Some general thoughts:

- You’ll find the MCP mental model similar to the API one. - MCP integrations make it easier for non-technical users to access tools that were previously too technical. - An MCP integration implicitly respects a contract, unlike CLIs and GUIs which involve human aspects (aesthetics, information organisation, etc.). - MCP is an excuse for people to democratize data access. I wrote about this aspect here: https://x.com/iosifache/status/1941049600162574676?s=46

And BTW, that’s a good idea! The functionality should probably also be exposed via CLI.

https://neon.com/blog/building-a-cli-client-for-model-contex... might be of interest.
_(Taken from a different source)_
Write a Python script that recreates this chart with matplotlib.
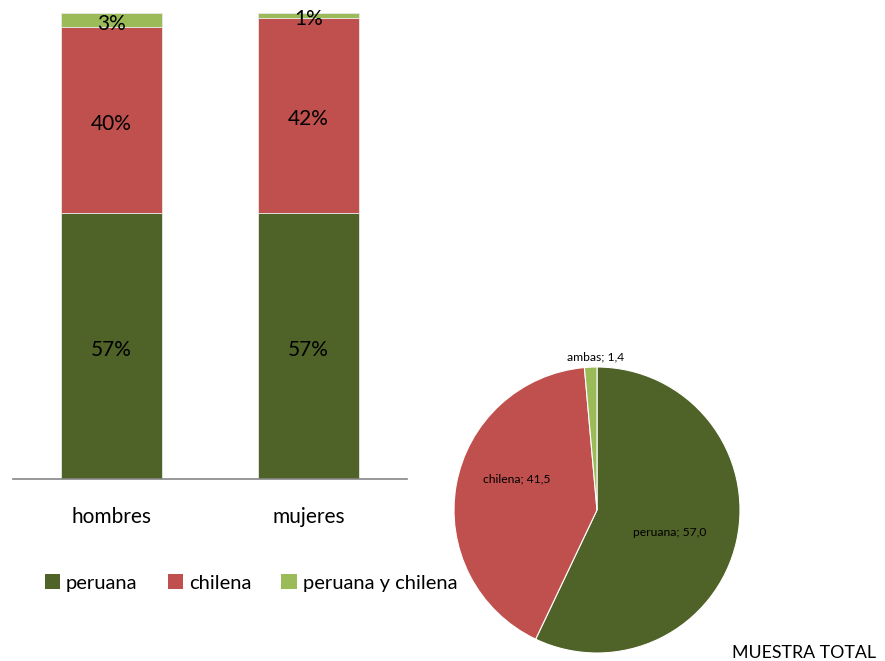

An MCP server provides enough metadata and self-documentation that it's quite straightforward to make a MCP-agnostic CLI client that adapts an arbitrary MCP server into a set of flags that allow you to call its explicit tools with explicit arguments - without ever needing to involve an LLM in the mix! You could even have that CLI tool launch the MCP server as a local subprocess, if you wanted - again, all deterministically.

And if you want to have an SDK in any language under the sun, once you have an MCP outputting reasonable tool descriptions, any LLM could make a best-in-class SDK for you in a heartbeat following that language's best practices.

So it's not unreasonable for someone working on a greenfield project to make an MCP server first nowadays!